Understand how financial risks are identified, measured, monitored and managed — from market volatility and credit exposure to liquidity and concentration risk.
Risk is an unavoidable part of finance and every investment decision involves uncertainty. Asset prices can fall. Interest rates can change. Borrowers can default. Markets can become illiquid. Currencies can move unexpectedly. Portfolios that appear diversified can still contain hidden concentrations.
Risk management is the structured process of identifying, assessing, measuring, monitoring and responding to these uncertainties and its purpose is not to eliminate all risk.
That would be impossible.
Instead, effective risk management aims to understand:
What can go wrong,
How likely it may be,
How severe the consequences could become,
How different risks interact,
And what actions may reduce vulnerability.
Financial risk is the possibility that an uncertain event or market development produces an adverse financial outcome.
A simple way to think about risk is:
Risk = Uncertainty + Exposure + Potential Consequence
Consider an investor holding a long-duration bond and the uncertainty may be the future path of interest rates. The exposure is the investor’s sensitivity to those rate changes and the consequence may be a decline in the bond’s market value if yields rise.

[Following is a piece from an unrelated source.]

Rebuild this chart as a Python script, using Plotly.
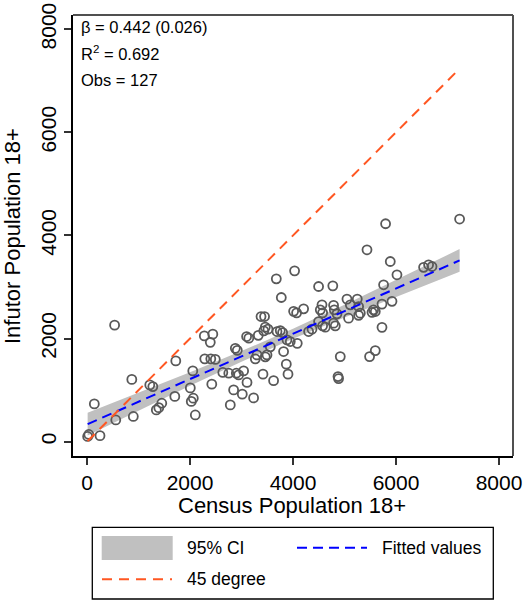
import plotly.graph_objects as go

# Streudiagramm: Census vs. Infutor
census = [536, 2278, 2443, 2394, 1724, 2287, 2404, 2491, 2637, 2753,
          870, 2054, 1219, 1278, 2423, 2006, 1705, 2064, 2025, 1452,
          1394, 1346, 142, 2103, 899, 559, 2782, 12, 35, 252,
          3041, 2944, 3107, 2847, 3015, 3235, 2880, 2918, 3099, 3142,
          3326, 3379, 3448, 3462, 3514, 3433, 3268, 3301, 3495, 3462,
          3559, 3417, 3623, 3870, 3903, 3817, 3689, 3753, 3798, 3883,
          3947, 4083, 3676, 3773, 4031, 4012, 4070, 4206, 4497, 4773,
          4563, 4530, 4575, 4788, 4802, 4854, 5048, 4497, 4575, 4627,
          4788, 4821, 4303, 4369, 4918, 4874, 4885, 5079, 5248, 5113,
          5274, 5307, 5274, 5565, 5598, 5534, 5728, 5922, 5728, 5598,
          5487, 5798, 7235, 5437, 5889, 6019, 6536, 6633, 6699, 5759,
          2899]
infutor = [2260, 2052, 2085, 1926, 1567, 1606, 1606, 1596, 1344, 1328,
           1208, 1373, 1101, 1068, 1115, 1043, 878, 843, 781, 746,
           660, 616, 732, 518, 489, 421, 713, 101, 140, 117,
           1373, 1295, 1149, 1004, 922, 849, 1810, 1771, 2039, 2008,
           2062, 2427, 2427, 2221, 2182, 2149, 1606, 1683, 1683, 1645,
           1839, 1309, 1184, 1503, 1309, 1748, 2136, 2155, 2116, 1975,
           1942, 1907, 3159, 2796, 3314, 2528, 2499, 2577, 3010, 3023,
           2654, 2557, 2499, 2645, 2557, 2480, 2765, 2330, 2247, 2221,
           2299, 2247, 2136, 2182, 1650, 1262, 1223, 2396, 2765, 2654,
           2621, 2493, 2450, 2557, 2524, 2509, 2668, 2722, 2217, 1767,
           1650, 4227, 4318, 3722, 3495, 3237, 3382, 3431, 3398, 3043,
           1328]

# Regressionsgerade mit 95%-Konfidenzband
fit_x = [12, 1000, 2000, 3000, 3620, 4000, 5000, 6000, 7235]
fit_y = [340, 774, 1214, 1654, 1926, 2093, 2533, 2972, 3515]
ci_lo = [120, 601, 1083, 1551, 1829, 1994, 2410, 2810, 3295]
ci_hi = [560, 947, 1345, 1757, 2023, 2192, 2656, 3134, 3735]

# 45-Grad-Linie
diag_x = [12, 7235]
diag_y = [12, 7235]

ticks = [0, 2000, 4000, 6000, 8000]
stats_text = ["β = 0.442 (0.026)", "R<sup>2</sup> = 0.692", "Obs = 127"]

FONT = "Liberation Sans"
GRAY_CI = "#c0c0c0"
BLUE = "#0000ff"
ORANGE = "#ff5722"

# Plotbereich in Pixeln (für Legende/Beschriftungen)
L, R, T, B = 73, 513, 15, 456


def px(x):
    return (x - L) / (R - L)


def py(y):
    return (B - y) / (B - T)


fig = go.Figure()

fig.add_trace(go.Scatter(x=fit_x, y=ci_lo, mode="lines", line=dict(width=0),
                         hoverinfo="skip", showlegend=False))
fig.add_trace(go.Scatter(x=fit_x, y=ci_hi, mode="lines", line=dict(width=0),
                         fill="tonexty", fillcolor=GRAY_CI, name="95% CI",
                         showlegend=False))
fig.add_trace(go.Scatter(x=census, y=infutor, mode="markers", showlegend=False,
                         marker=dict(symbol="circle-open", size=9, color="#595959",
                                     line=dict(width=1.8, color="#595959"))))
fig.add_trace(go.Scatter(x=fit_x, y=fit_y, mode="lines", name="Fitted values",
                         line=dict(color=BLUE, width=2, dash="10px,6px"),
                         showlegend=False))
fig.add_trace(go.Scatter(x=diag_x, y=diag_y, mode="lines", name="45 degree",
                         line=dict(color=ORANGE, width=2, dash="10px,7px"),
                         showlegend=False))

axis_common = dict(
    tickvals=ticks, ticks="outside", ticklen=7, tickwidth=1.5, tickcolor="#333333",
    showgrid=False, zeroline=False, showline=True, linecolor="black", linewidth=2,
    tickfont=dict(family=FONT, size=21, color="black"), automargin=False,
)

annotations = []
for i, txt in enumerate(stats_text):
    annotations.append(dict(text=txt, x=px(79), y=py([27, 53, 80][i]), xref="paper",
                            yref="paper", xanchor="left", yanchor="middle",
                            showarrow=False, font=dict(family=FONT, size=16.5, color="black")))

# Achsentitel
annotations.append(dict(text="Census Population 18+", x=px(292), y=py(505),
                        xref="paper", yref="paper", showarrow=False,
                        xanchor="center", yanchor="middle",
                        font=dict(family=FONT, size=22, color="black")))
annotations.append(dict(text="Infutor Population 18+", x=px(13), y=py(236),
                        xref="paper", yref="paper", showarrow=False, textangle=-90,
                        xanchor="center", yanchor="middle",
                        font=dict(family=FONT, size=22, color="black")))

# Legende von Hand (breites CI-Feld wie im Original)
leg_font = dict(family=FONT, size=17.5, color="black")
for txt, x, y in [("95% CI", 185, 548), ("Fitted values", 380, 548), ("45 degree", 185, 579)]:
    annotations.append(dict(text=txt, x=px(x), y=py(y), xref="paper", yref="paper",
                            xanchor="left", yanchor="middle", showarrow=False, font=leg_font))

shapes = [
    # Rahmen oben und rechts
    dict(type="line", xref="paper", yref="paper", x0=0, x1=1, y0=1, y1=1,
         line=dict(color="#505050", width=2)),
    dict(type="line", xref="paper", yref="paper", x0=1, x1=1, y0=0, y1=1,
         line=dict(color="#505050", width=2)),
    # Legendenkasten
    dict(type="rect", xref="paper", yref="paper", x0=px(92.3), x1=px(493.3),
         y0=py(599), y1=py(527.3), line=dict(color="black", width=1.3)),
    dict(type="rect", xref="paper", yref="paper", x0=px(101.7), x1=px(172.7),
         y0=py(560), y1=py(536), fillcolor=GRAY_CI, line=dict(width=0)),
    dict(type="line", xref="paper", yref="paper", x0=px(297), x1=px(367),
         y0=py(547.7), y1=py(547.7), line=dict(color=BLUE, width=2, dash="10px,6px")),
    dict(type="line", xref="paper", yref="paper", x0=px(102), x1=px(172),
         y0=py(579.3), y1=py(579.3), line=dict(color=ORANGE, width=2, dash="10px,7px")),
]

fig.update_layout(
    width=524, height=601,
    paper_bgcolor="white", plot_bgcolor="white",
    margin=dict(l=L, r=524 - R, t=T, b=601 - B, autoexpand=False),
    xaxis=dict(range=[-272, 8272], **axis_common),
    yaxis=dict(range=[-278, 8276], tickangle=-90, **axis_common),
    annotations=annotations,
    shapes=shapes,
    showlegend=False,
)

# Seitenrand entfernen, damit die Grafik genau ins Fenster passt
fig.write_html("out.html", config={"displayModeBar": False},
               post_script="document.body.style.margin='0';")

Risk therefore depends on more than the existence of uncertainty. It also depends on how exposed you are.
A portfolio can generate strong returns and still be poorly constructed. Imagine two portfolios that both returned 10% last year.
Portfolio A
Broadly diversified,
Moderate volatility,
Multiple asset classes,
Limited concentration.
Portfolio B
Dominated by one sector,
Dependent on a small number of positions,
Highly sensitive to one economic scenario.

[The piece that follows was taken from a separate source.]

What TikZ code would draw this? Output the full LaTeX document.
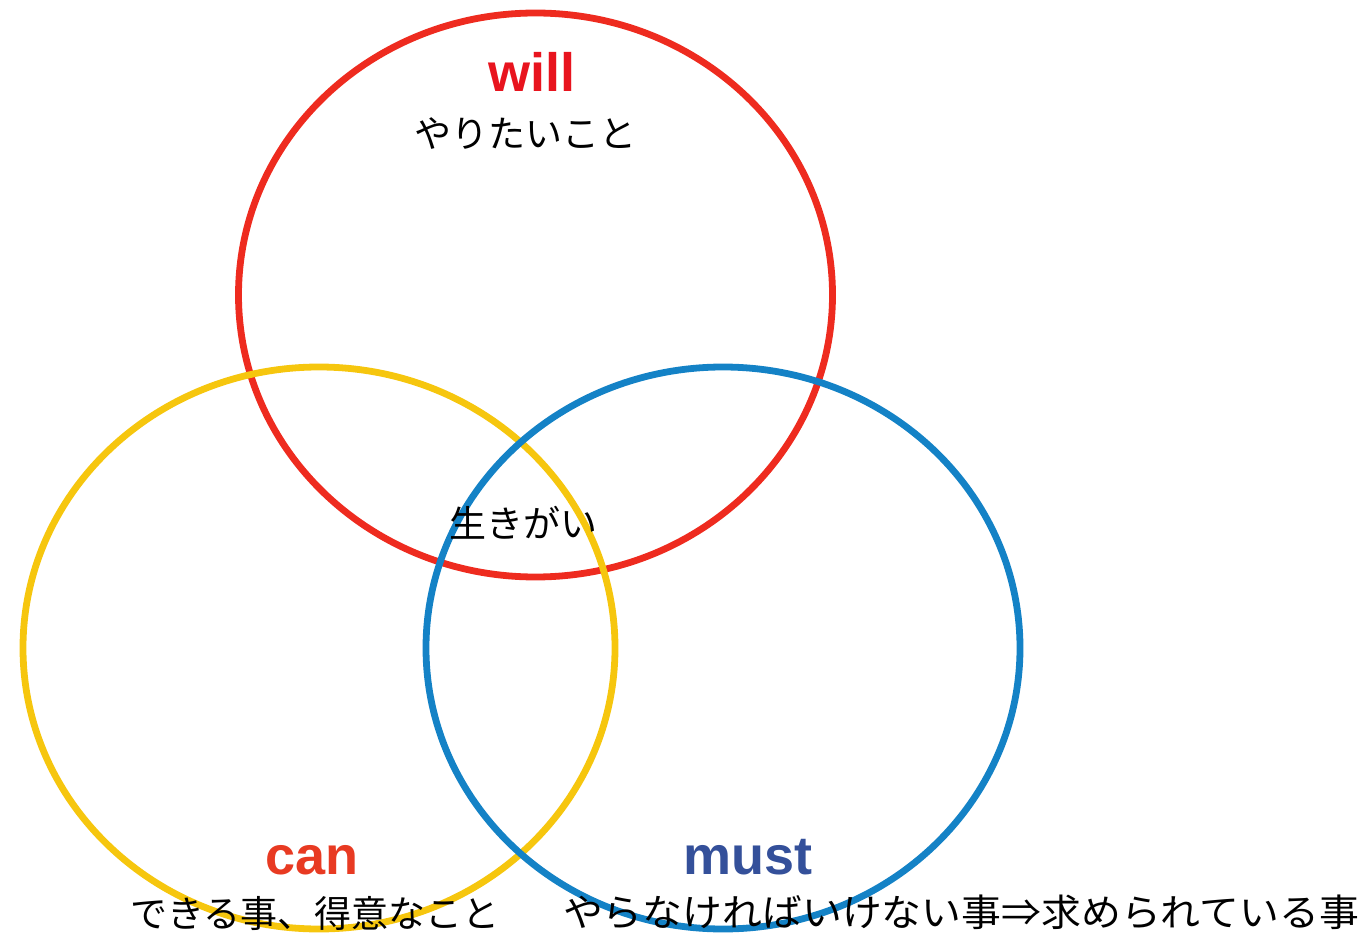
\documentclass[tikz,border=0pt]{standalone}
\usepackage{graphicx}
\usepackage{fontspec}
\setmainfont{Liberation Sans}
\newfontfamily\jpfont{Noto Sans CJK JP}
\definecolor{cred}{HTML}{EE2B1F}
\definecolor{cyellow}{HTML}{F6C60E}
\definecolor{cblue}{HTML}{1482C6}
\definecolor{willred}{HTML}{E8141E}
\definecolor{canred}{HTML}{E83A22}
\definecolor{mustblue}{HTML}{34509A}
\tikzset{
  ring/.style={line width=3.4pt},
  eng/.style={font=\fontsize{27}{27}\selectfont\bfseries, inner sep=0pt, anchor=base},
  jp/.style={font=\jpfont\fontsize{18.5}{18.5}\selectfont, inner sep=0pt, anchor=center, text=black}
}
\begin{document}
\begin{tikzpicture}[x=0.5pt,y=-0.5pt]
\useasboundingbox (0,0) rectangle (1365,935);
\draw[ring, cred] (535.5,295) ellipse [x radius=297, y radius=282];
\draw[ring, cyellow] (319,648) ellipse [x radius=296, y radius=281];
\draw[ring, cblue] (723,648) ellipse [x radius=297, y radius=281];
\node[eng, text=willred] (will) at (532,92) {will};
\node[jp] (willjp) at (525,134) {やりたいこと};
\node[jp] (center) at (523,523) {生きがい};
\node[eng, text=canred] (can) at (312,874) {can};
\node[jp] (canjp) at (315,913) {できる事、得意なこと};
\node[eng, text=mustblue] (must) at (748,874) {must};
\node[jp, font=\jpfont\fontsize{18.8}{18.8}\selectfont] (mustjp) at (961,912) {\scalebox{1.06}[1]{やらなければいけない事\makebox[1em]{⇒}求められている事}};
\end{tikzpicture}
\end{document}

The historical return is identical but the underlying risk structure is not.
This is why return alone provides an incomplete picture of investment quality.
A practical risk management framework can be divided into five stages.
What risks exist?
Examples include:
market risk,
credit risk,
interest-rate risk,
liquidity risk,
currency risk,
concentration risk,
operational risk,
geopolitical risk.
The first challenge is recognizing exposures before they become losses.

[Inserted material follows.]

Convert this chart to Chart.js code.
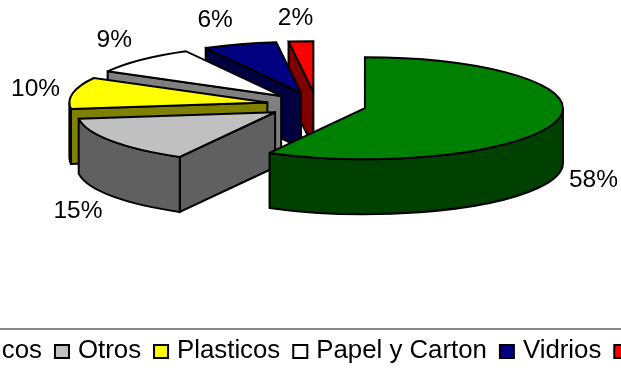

How important is each risk?
A risk may be:
highly likely but low impact,
unlikely but catastrophic,
temporary,
structural,
isolated,
interconnected.
Assessment adds context.
Where possible, risk should be quantified.
Common measures include:
volatility,
beta,
duration,
Value at Risk,
Expected Shortfall,
maximum drawdown,
credit spreads,
concentration ratios,
stress-test losses.
No single metric captures every form of risk.
Possible responses include:
diversification,
hedging,
reducing exposure,
position limits,
increasing liquidity,
rebalancing,
accepting the risk.
Importantly, accepting risk can itself be a deliberate decision.
Risk changes continuously.
A portfolio that appears balanced today may become concentrated tomorrow because:
one asset rises sharply,
correlations change,
volatility increases,
liquidity deteriorates,
macroeconomic conditions shift.
Risk management is therefore a process, not a one-time calculation.
The possibility of losses caused by movements in market prices.
Examples:
falling equity prices,
rising bond yields,
commodity shocks,
exchange-rate movements.
The possibility that a borrower or counterparty fails to meet its obligations.
This is especially important in:
corporate bonds,
sovereign debt,
bank lending,
derivatives.
The sensitivity of asset values to changes in interest rates. Long-duration bonds are generally more sensitive to yield changes than short-duration bonds.
The possibility that an asset cannot be sold quickly at a reasonable price. An investment may appear stable until many market participants attempt to exit simultaneously.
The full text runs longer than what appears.